• [WRITTEN TASK] Find and return each line containing "this".

• [RECORDS PROVIDED]
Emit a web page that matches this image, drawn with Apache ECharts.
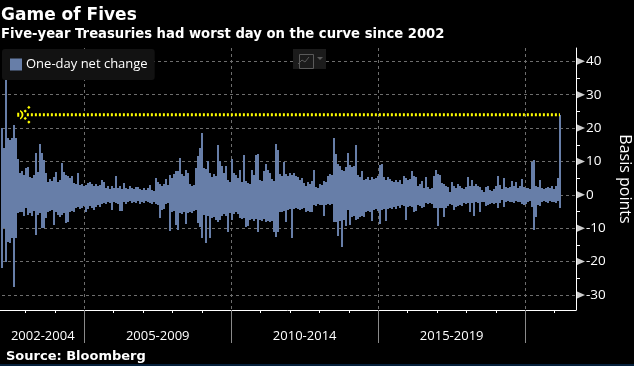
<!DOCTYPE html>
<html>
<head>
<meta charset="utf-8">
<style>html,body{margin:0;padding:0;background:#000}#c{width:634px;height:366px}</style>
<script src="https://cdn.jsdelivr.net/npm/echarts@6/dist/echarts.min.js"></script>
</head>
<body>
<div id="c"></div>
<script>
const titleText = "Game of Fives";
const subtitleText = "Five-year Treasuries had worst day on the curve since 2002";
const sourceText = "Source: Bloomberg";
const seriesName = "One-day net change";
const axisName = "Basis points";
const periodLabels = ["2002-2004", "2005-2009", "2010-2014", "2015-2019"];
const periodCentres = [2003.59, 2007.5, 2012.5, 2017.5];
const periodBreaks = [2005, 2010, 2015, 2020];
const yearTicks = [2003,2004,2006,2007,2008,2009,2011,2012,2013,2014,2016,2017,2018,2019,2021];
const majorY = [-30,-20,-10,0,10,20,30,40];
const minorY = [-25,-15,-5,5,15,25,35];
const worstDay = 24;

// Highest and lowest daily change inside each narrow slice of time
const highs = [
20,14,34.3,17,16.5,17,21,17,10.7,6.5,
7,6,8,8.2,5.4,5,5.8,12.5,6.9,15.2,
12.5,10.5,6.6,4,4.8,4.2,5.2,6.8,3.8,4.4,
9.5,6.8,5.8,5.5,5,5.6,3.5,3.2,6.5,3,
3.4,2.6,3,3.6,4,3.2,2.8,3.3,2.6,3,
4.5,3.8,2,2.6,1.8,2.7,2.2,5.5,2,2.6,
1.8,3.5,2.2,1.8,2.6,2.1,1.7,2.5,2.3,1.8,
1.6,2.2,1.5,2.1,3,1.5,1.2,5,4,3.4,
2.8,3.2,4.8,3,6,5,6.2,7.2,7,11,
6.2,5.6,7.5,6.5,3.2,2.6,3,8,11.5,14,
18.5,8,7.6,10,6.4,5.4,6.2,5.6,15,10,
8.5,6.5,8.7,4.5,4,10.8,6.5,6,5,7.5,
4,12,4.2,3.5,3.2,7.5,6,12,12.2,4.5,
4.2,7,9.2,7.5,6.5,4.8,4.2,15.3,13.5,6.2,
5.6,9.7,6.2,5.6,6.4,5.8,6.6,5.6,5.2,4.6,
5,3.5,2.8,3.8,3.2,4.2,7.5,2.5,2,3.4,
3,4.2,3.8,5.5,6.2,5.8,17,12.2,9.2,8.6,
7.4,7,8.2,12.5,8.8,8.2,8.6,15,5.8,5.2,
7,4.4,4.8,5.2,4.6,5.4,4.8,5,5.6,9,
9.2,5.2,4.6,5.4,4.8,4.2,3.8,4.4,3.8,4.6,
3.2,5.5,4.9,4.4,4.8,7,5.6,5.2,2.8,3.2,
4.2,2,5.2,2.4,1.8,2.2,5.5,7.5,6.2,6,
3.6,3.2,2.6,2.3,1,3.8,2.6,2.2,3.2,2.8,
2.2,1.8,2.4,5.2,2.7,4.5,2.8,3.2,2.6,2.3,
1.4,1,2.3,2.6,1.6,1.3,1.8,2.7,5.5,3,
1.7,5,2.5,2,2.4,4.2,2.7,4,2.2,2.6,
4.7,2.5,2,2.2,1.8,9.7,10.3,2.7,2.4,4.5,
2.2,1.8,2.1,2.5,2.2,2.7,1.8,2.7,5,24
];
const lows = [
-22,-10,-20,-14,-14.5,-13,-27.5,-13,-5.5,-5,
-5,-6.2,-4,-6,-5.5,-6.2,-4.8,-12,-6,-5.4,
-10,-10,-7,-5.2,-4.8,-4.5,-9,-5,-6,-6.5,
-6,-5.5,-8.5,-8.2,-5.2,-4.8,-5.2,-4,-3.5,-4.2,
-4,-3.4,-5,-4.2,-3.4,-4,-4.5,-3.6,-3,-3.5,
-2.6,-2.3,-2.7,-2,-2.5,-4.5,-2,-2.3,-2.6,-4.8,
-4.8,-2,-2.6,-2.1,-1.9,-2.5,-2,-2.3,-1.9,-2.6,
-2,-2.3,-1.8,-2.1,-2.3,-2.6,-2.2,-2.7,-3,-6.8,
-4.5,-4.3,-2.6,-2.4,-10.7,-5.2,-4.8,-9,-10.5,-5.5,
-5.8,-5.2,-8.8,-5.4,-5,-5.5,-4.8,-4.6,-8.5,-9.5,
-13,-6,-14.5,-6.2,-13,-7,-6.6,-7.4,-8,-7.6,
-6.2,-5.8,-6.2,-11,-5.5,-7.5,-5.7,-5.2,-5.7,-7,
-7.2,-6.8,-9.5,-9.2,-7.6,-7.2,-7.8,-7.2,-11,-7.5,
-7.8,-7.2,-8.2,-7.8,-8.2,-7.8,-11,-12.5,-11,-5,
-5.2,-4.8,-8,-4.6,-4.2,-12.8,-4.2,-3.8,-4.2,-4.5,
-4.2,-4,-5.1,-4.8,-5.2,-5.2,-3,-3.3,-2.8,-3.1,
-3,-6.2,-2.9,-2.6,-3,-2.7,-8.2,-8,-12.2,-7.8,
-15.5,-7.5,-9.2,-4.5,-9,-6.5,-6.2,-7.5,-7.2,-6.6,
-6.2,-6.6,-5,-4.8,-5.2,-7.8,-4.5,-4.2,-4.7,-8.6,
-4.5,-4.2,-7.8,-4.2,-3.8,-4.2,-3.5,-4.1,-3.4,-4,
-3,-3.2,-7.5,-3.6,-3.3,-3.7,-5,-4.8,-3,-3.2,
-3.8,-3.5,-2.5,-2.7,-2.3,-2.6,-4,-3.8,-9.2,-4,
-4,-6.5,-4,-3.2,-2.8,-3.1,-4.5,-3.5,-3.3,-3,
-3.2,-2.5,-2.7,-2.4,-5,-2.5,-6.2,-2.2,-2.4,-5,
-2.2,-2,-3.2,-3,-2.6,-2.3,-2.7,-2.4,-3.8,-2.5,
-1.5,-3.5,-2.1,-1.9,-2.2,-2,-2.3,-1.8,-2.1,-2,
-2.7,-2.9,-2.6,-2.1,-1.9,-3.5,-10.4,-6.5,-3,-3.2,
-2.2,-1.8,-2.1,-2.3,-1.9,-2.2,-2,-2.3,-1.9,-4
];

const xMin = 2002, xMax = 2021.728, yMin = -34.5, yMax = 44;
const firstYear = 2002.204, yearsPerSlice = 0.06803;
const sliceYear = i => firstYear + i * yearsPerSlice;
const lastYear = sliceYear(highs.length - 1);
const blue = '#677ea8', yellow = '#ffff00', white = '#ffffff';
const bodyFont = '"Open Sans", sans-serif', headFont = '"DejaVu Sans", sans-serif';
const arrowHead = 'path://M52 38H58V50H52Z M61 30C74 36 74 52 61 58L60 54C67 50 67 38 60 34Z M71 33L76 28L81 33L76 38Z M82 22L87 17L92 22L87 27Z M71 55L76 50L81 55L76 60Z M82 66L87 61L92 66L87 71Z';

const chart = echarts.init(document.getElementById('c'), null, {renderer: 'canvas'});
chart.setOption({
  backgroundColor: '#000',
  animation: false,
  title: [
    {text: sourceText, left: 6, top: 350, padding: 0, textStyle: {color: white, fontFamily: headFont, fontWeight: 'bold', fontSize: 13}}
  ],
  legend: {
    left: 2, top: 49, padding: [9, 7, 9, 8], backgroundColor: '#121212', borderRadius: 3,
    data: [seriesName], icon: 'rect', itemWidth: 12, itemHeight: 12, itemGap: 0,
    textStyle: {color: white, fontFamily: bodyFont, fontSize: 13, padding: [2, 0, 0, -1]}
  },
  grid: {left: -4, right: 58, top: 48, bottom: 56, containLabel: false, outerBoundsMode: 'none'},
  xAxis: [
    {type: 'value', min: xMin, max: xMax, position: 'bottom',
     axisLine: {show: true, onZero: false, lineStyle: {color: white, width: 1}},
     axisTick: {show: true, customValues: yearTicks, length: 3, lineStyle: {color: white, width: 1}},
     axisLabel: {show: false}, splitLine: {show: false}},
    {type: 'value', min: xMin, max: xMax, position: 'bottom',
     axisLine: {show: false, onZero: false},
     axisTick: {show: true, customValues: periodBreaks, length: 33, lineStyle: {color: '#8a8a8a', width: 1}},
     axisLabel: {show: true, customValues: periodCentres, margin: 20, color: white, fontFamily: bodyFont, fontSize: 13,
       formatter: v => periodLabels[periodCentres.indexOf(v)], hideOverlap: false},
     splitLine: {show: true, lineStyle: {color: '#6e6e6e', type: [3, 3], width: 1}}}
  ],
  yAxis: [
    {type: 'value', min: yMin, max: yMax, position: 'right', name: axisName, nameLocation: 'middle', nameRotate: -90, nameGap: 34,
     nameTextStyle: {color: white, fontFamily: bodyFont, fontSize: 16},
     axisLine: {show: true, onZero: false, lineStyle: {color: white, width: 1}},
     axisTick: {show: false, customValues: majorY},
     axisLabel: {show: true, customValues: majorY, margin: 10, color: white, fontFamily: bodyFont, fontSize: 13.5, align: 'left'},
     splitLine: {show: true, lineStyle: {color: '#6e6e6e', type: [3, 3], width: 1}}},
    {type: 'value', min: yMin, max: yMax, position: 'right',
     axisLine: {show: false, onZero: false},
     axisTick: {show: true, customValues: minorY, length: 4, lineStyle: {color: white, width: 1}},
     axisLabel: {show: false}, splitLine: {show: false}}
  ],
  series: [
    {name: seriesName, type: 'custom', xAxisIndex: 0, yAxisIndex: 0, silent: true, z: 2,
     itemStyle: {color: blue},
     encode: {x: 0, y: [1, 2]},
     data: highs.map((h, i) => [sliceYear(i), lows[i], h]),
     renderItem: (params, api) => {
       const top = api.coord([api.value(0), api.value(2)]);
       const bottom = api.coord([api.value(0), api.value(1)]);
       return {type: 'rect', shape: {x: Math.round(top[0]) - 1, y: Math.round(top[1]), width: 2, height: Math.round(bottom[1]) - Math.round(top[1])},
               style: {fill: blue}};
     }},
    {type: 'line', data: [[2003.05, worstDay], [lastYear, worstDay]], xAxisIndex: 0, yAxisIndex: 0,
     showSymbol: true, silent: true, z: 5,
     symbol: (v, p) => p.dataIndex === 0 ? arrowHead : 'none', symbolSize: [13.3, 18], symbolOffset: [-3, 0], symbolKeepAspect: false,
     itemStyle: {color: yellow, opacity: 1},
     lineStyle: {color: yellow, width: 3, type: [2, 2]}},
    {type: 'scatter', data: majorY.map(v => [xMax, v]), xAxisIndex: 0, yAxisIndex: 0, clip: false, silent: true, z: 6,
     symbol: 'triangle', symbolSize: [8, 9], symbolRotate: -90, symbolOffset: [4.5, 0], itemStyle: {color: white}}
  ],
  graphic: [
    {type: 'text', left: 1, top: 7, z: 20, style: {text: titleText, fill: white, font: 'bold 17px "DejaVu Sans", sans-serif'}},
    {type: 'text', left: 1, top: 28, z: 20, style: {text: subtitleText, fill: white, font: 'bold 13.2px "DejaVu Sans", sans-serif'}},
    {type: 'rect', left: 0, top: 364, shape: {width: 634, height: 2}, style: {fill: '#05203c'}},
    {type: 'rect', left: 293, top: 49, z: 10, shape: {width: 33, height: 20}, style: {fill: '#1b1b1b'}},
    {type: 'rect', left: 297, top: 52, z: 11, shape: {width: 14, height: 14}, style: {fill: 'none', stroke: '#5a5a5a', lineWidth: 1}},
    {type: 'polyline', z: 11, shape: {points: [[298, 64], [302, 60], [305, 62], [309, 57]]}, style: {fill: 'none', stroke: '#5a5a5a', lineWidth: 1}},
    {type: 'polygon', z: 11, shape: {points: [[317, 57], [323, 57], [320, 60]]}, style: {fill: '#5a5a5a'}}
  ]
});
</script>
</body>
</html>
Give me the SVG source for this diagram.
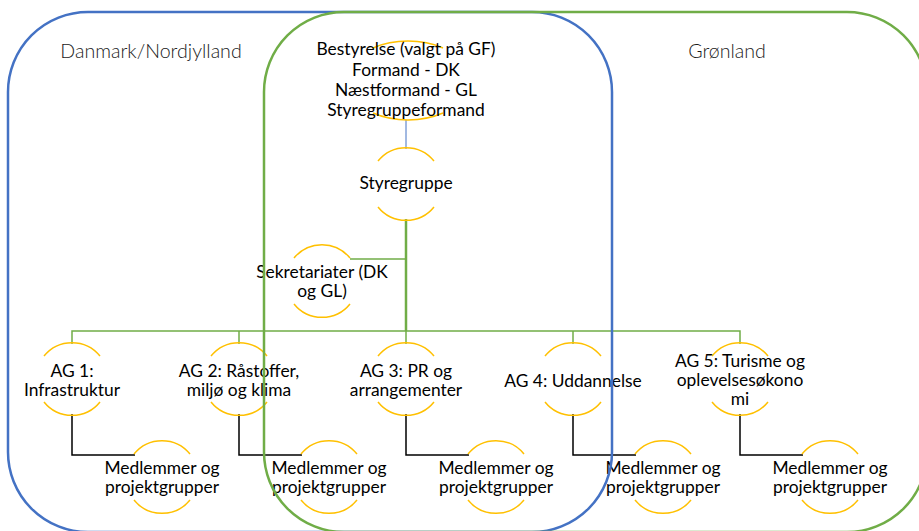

• [TASK OUTPUT]
Emit a web page that matches this image, drawn with Apache ECharts.
Give me the SVG source for this diagram.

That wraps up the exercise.